INSTRUCTIONS FOR THE TASK:
Here are some entries; quote each one exactly.

Charts and diagrams as code:
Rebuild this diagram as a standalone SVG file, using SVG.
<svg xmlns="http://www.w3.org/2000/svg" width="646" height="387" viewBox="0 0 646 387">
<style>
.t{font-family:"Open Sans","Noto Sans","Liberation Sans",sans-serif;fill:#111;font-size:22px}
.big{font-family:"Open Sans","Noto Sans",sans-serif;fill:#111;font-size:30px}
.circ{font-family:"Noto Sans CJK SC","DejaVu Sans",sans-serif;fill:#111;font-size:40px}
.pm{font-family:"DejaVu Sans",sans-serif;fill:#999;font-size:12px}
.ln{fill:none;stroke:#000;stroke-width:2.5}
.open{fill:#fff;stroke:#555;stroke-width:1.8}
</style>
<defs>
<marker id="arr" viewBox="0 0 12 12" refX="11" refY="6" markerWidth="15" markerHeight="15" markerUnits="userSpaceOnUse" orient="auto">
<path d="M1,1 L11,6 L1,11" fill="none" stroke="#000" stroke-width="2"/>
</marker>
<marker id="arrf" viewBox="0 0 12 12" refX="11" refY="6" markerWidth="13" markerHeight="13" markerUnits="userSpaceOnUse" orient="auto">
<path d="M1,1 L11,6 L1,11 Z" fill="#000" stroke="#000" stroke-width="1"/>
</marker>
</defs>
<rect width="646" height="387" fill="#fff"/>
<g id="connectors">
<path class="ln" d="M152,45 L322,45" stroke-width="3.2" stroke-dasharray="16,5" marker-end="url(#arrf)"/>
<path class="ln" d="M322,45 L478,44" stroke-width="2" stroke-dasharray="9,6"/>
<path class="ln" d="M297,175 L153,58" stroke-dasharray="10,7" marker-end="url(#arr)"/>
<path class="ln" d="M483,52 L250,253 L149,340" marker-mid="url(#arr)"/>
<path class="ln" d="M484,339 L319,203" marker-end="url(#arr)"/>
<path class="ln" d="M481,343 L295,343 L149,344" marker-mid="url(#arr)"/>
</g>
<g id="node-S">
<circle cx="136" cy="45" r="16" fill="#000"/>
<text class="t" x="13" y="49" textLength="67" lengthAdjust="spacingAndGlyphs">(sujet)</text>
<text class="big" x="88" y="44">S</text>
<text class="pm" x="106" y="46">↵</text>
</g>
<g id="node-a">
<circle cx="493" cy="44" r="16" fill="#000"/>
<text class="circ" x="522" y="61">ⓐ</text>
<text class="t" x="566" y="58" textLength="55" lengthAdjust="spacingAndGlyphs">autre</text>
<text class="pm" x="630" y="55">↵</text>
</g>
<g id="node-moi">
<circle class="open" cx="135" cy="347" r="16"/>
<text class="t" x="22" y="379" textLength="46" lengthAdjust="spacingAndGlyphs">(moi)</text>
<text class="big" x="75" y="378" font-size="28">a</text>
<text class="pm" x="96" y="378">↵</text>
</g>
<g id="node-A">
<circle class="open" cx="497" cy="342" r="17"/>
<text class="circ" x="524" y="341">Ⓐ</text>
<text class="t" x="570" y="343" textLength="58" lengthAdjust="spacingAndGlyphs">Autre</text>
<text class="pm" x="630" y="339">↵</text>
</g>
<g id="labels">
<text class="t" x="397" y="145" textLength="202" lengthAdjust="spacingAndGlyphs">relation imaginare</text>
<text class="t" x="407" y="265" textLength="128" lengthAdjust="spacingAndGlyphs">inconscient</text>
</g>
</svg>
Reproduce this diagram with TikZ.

THE COMPLETED TASK:
Rebuild this diagram as a standalone SVG file, using SVG.
<svg xmlns="http://www.w3.org/2000/svg" width="646" height="387" viewBox="0 0 646 387">
<style>
.t{font-family:"Open Sans","Noto Sans","Liberation Sans",sans-serif;fill:#111;font-size:22px}
.big{font-family:"Open Sans","Noto Sans",sans-serif;fill:#111;font-size:30px}
.circ{font-family:"Noto Sans CJK SC","DejaVu Sans",sans-serif;fill:#111;font-size:40px}
.pm{font-family:"DejaVu Sans",sans-serif;fill:#999;font-size:12px}
.ln{fill:none;stroke:#000;stroke-width:2.5}
.open{fill:#fff;stroke:#555;stroke-width:1.8}
</style>
<defs>
<marker id="arr" viewBox="0 0 12 12" refX="11" refY="6" markerWidth="15" markerHeight="15" markerUnits="userSpaceOnUse" orient="auto">
<path d="M1,1 L11,6 L1,11" fill="none" stroke="#000" stroke-width="2"/>
</marker>
<marker id="arrf" viewBox="0 0 12 12" refX="11" refY="6" markerWidth="13" markerHeight="13" markerUnits="userSpaceOnUse" orient="auto">
<path d="M1,1 L11,6 L1,11 Z" fill="#000" stroke="#000" stroke-width="1"/>
</marker>
</defs>
<rect width="646" height="387" fill="#fff"/>
<g id="connectors">
<path class="ln" d="M152,45 L322,45" stroke-width="3.2" stroke-dasharray="16,5" marker-end="url(#arrf)"/>
<path class="ln" d="M322,45 L478,44" stroke-width="2" stroke-dasharray="9,6"/>
<path class="ln" d="M297,175 L153,58" stroke-dasharray="10,7" marker-end="url(#arr)"/>
<path class="ln" d="M483,52 L250,253 L149,340" marker-mid="url(#arr)"/>
<path class="ln" d="M484,339 L319,203" marker-end="url(#arr)"/>
<path class="ln" d="M481,343 L295,343 L149,344" marker-mid="url(#arr)"/>
</g>
<g id="node-S">
<circle cx="136" cy="45" r="16" fill="#000"/>
<text class="t" x="13" y="49" textLength="67" lengthAdjust="spacingAndGlyphs">(sujet)</text>
<text class="big" x="88" y="44">S</text>
<text class="pm" x="106" y="46">↵</text>
</g>
<g id="node-a">
<circle cx="493" cy="44" r="16" fill="#000"/>
<text class="circ" x="522" y="61">ⓐ</text>
<text class="t" x="566" y="58" textLength="55" lengthAdjust="spacingAndGlyphs">autre</text>
<text class="pm" x="630" y="55">↵</text>
</g>
<g id="node-moi">
<circle class="open" cx="135" cy="347" r="16"/>
<text class="t" x="22" y="379" textLength="46" lengthAdjust="spacingAndGlyphs">(moi)</text>
<text class="big" x="75" y="378" font-size="28">a</text>
<text class="pm" x="96" y="378">↵</text>
</g>
<g id="node-A">
<circle class="open" cx="497" cy="342" r="17"/>
<text class="circ" x="524" y="341">Ⓐ</text>
<text class="t" x="570" y="343" textLength="58" lengthAdjust="spacingAndGlyphs">Autre</text>
<text class="pm" x="630" y="339">↵</text>
</g>
<g id="labels">
<text class="t" x="397" y="145" textLength="202" lengthAdjust="spacingAndGlyphs">relation imaginare</text>
<text class="t" x="407" y="265" textLength="128" lengthAdjust="spacingAndGlyphs">inconscient</text>
</g>
</svg>
Reproduce this diagram with TikZ.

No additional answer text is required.